Muchos adultos consideran erróneamente el juego como una característica exclusiva de la infancia, algo asociado a la inmadurez propia del niño en desarrollo, algo que el infante habrá de superar para enfrentar las tareas y responsabilidades “serias” del mundo adulto para convertirse en un individuo adaptado a la sociedad de la que forma parte. Lo lúdico como actividad “improductiva”, sin recompensa inmediata aparente, se señala como algo a abandonar en el paso a la edad adulta. Y nada más lejos de lo auténticamente conveniente: el juego que tiene una finalidad en sí mismo para el jugador (el placer, disfrutar de la experiencia en sí) es sobre todo el principal motor del aprendizaje, el elemento que nace de la curiosidad y mejor permite aprender nuevas conductas y ensayar roles en un espacio seguro, facilitando la comunicación y la relación con los demás.
El adulto sano desde esta perspectiva es aquel que se asemeja al niño sano; es decir, aquel que se da permiso para jugar y se entrega a vivir su experiencia en el presente, con plenitud.
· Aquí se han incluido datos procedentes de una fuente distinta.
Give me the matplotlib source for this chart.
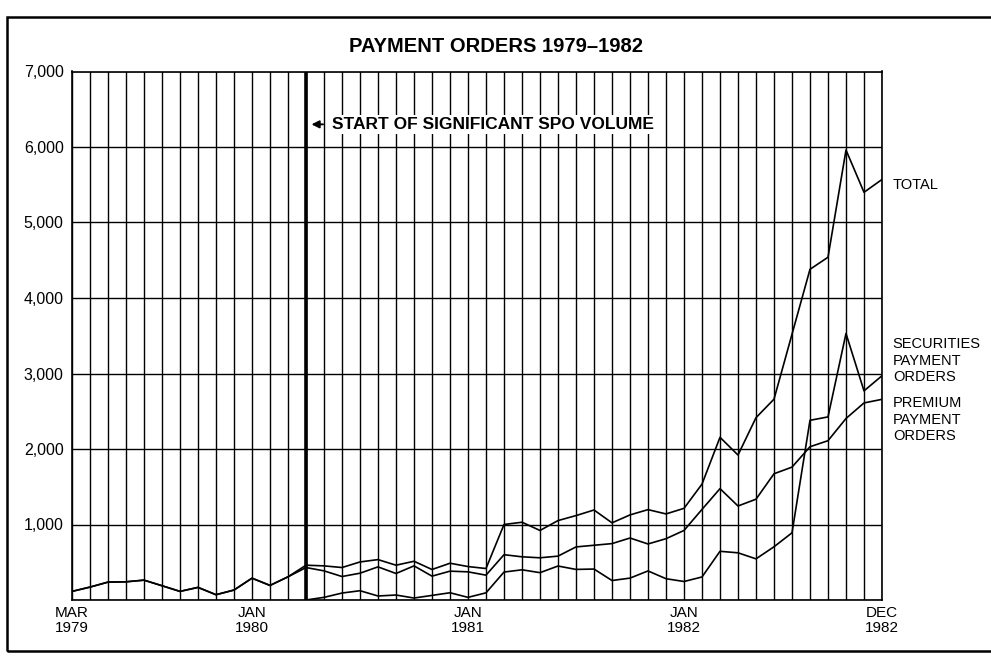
import matplotlib
matplotlib.use("Agg")
import matplotlib.pyplot as plt
from matplotlib.patches import Rectangle

plt.rcParams['font.family'] = ['Liberation Sans', 'DejaVu Sans']

# monthly values, Mar 1979 .. Dec 1982 (46 months)
months = ['MAR 79', 'APR 79', 'MAY 79', 'JUN 79', 'JUL 79', 'AUG 79', 'SEP 79', 'OCT 79',
          'NOV 79', 'DEC 79', 'JAN 80', 'FEB 80', 'MAR 80', 'APR 80', 'MAY 80', 'JUN 80',
          'JUL 80', 'AUG 80', 'SEP 80', 'OCT 80', 'NOV 80', 'DEC 80', 'JAN 81', 'FEB 81',
          'MAR 81', 'APR 81', 'MAY 81', 'JUN 81', 'JUL 81', 'AUG 81', 'SEP 81', 'OCT 81',
          'NOV 81', 'DEC 81', 'JAN 82', 'FEB 82', 'MAR 82', 'APR 82', 'MAY 82', 'JUN 82',
          'JUL 82', 'AUG 82', 'SEP 82', 'OCT 82', 'NOV 82', 'DEC 82']

total = [114, 171, 237, 241, 263, 189, 114, 167, 70, 132, 289, 193, 307,
         461, 452, 430, 504, 535, 461, 513, 404, 487, 443, 417,
         1000, 1030, 921, 1052, 1118, 1192, 1022, 1127, 1197, 1140,
         1214, 1535, 2155, 1920, 2415, 2660, 3520, 4380, 4540, 5960, 5400, 5570]

# premium orders = total until securities orders begin (Apr 80)
premium = [114, 171, 237, 241, 263, 189, 114, 167, 70, 132, 289, 193, 307,
           430, 386, 311, 355, 439, 351, 452, 316, 382, 373, 329,
           600, 572, 559, 581, 703, 725, 747, 821, 742, 812,
           921, 1200, 1475, 1245, 1335, 1672, 1760, 2030, 2110, 2404, 2610, 2658]

# securities orders, Apr 80 .. Dec 82
sec_start = 13
securities = [0, 35, 92, 123, 53, 66, 26, 61, 96, 35, 95,
              370, 400, 362, 450, 405, 410, 258, 290, 385, 282,
              245, 305, 645, 625, 545, 705, 890, 2380, 2425, 3530, 2770, 2970]

label_idx = [0, 10, 22, 34, 45]
label_txt = ['MAR\n1979', 'JAN\n1980', 'JAN\n1981', 'JAN\n1982', 'DEC\n1982']
yticks = [0, 1000, 2000, 3000, 4000, 5000, 6000, 7000]
ylabels = ['', '1,000', '2,000', '3,000', '4,000', '5,000', '6,000', '7,000']

fig = plt.figure(figsize=(9.91, 6.57), dpi=100)
ax = fig.add_axes([72 / 991, 57 / 657, 810 / 991, 528.5 / 657])

x = list(range(len(months)))
xs = list(range(sec_start, sec_start + len(securities)))
ax.plot(x, total, color='black', lw=1.2)
ax.plot(x, premium, color='black', lw=1.2)
ax.plot(xs, securities, color='black', lw=1.2)

ax.set_xlim(0, len(months) - 1)
ax.set_ylim(0, 7000)
ax.set_xticks(x, minor=True)
ax.set_xticks(label_idx)
ax.set_xticklabels(label_txt, fontsize=11, linespacing=1.1)
ax.set_yticks(yticks)
ax.set_yticklabels(ylabels, fontsize=11.5)
ax.tick_params(which='both', length=0)
ax.tick_params(axis='y', pad=6)
ax.tick_params(axis='x', pad=4)
ax.grid(True, which='both', axis='x', color='black', lw=1.0)
ax.grid(True, which='major', axis='y', color='black', lw=1.0)
for s in ax.spines.values():
    s.set_linewidth(1.2)

# start of SPO volume
ax.axvline(sec_start, color='black', lw=2.6)
ax.annotate('', xy=(sec_start + 0.15, 6300), xytext=(sec_start + 1.1, 6300),
            arrowprops=dict(arrowstyle='-|>', color='black', lw=1.4, mutation_scale=11))
ax.text(sec_start + 1.45, 6300, 'START OF SIGNIFICANT SPO VOLUME', fontsize=12.5,
        fontweight='bold', va='center', ha='left',
        bbox=dict(facecolor='white', edgecolor='none', pad=1.5))

# series labels
ax.text(45.6, 5500, 'TOTAL', fontsize=10.5, va='center', ha='left', clip_on=False)
ax.text(45.6, 3170, 'SECURITIES\nPAYMENT\nORDERS', fontsize=10.5, va='center', ha='left',
        linespacing=1.2, clip_on=False)
ax.text(45.6, 2390, 'PREMIUM\nPAYMENT\nORDERS', fontsize=10.5, va='center', ha='left',
        linespacing=1.2, clip_on=False)

fig.text(496 / 991, 1 - 47 / 657, 'PAYMENT ORDERS 1979\u20131982', fontsize=14.5,
         fontweight='heavy', ha='center', va='center')

# page frame
fig.patches.append(Rectangle((7 / 991, 6 / 657), 1.1, 634 / 657, transform=fig.transFigure,
                             fill=False, edgecolor='black', lw=1.8))

fig.savefig('out.png', dpi=100)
Un adulto sano se entrega al juego como actividad placentera para liberarse -o sustituir por algo más controlable y predecible- las tensiones y reglas impuestas por la cultura en una elección donde se actualizan sus potencialidades.
Cuando la persona va creciendo cambia el tipo de juego, se añaden componentes, el juego se vuelve complejo y diversifica pero no se altera la esencia de la actividad: la sexualidad, la cultura, el deporte, los videojuegos, los juegos de cartas o de mesa, las apuestas, los juegos de rol… Se crea un espacio interno y externo a la vez a modo de realidad “como si”, que permite suspender la repetición y la rutina cotidiana para hacer más tolerable los inevitables rigores de la existencia.
Cualquier padre se alarmaría con razón ante la no presencia o la inhibición del juego en sus hijos. Atendamos ahora al serio y responsable adulto y preocupémonos por aquellos que, independientemente de su edad, son incapaces de jugar, de sumergirse en el “como si” y tomar aire. Su bienestar está en juego, aquello que les hace únicos, su espontaneidad creadora, corre riesgo de ahogamiento.
Juguemos, juguemos todos. Porque todo es juego.